Most existing multi-object tracking methods typically learn visual tracking features via maximizing dis-similarities of different instances and minimizing similarities of the same instance. While such a feature learning scheme achieves promising performance, learning discriminative features solely based on visual information is challenging especially in case of environmental interference such as occlusion, blur and domain variance. In this work, we argue that multi-modal language-driven features provide complementary information to classical visual features, thereby aiding in improving the robustness to such environmental interference. To this end, we propose a new multi-object tracking framework, named LG-MOT, that explicitly leverages language information at different levels of granularity (scene-and instance-level) and combines it with standard visual features to obtain discriminative representations. To develop LG-MOT, we annotate existing MOT datasets with scene-and instance-level language descriptions.

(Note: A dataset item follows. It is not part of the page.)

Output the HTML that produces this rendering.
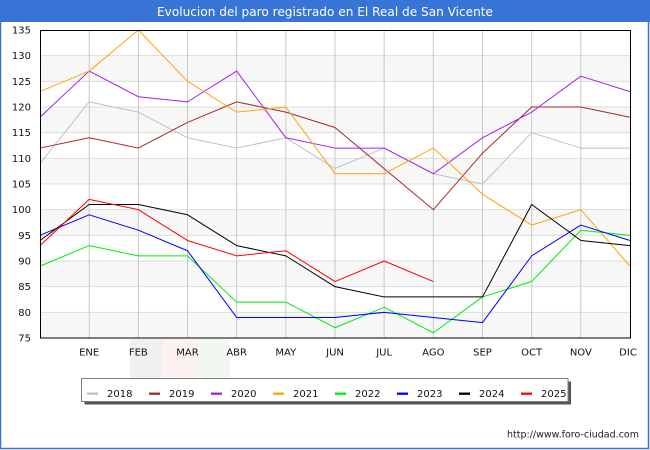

We then encode both instance-and scene-level language information into high-dimensional embeddings, which are utilized to guide the visual features during training. At inference, our LG-MOT uses the standard visual features without relying on annotated language descriptions. Extensive experiments on three benchmarks, MOT17, DanceTrack and SportsMOT, reveal the merits of the proposed contributions leading to state-of-the-art performance. On the DanceTrack test set, our LG-MOT achieves an absolute gain of 2.2% in terms of target object association (IDF1 score), compared to the baseline using only visual features. Further, our LG-MOT exhibits strong cross-domain generalizability. The dataset and code will be available at ~url{https://github.com/WesLee88524/LG-MOT}.

6/10/2024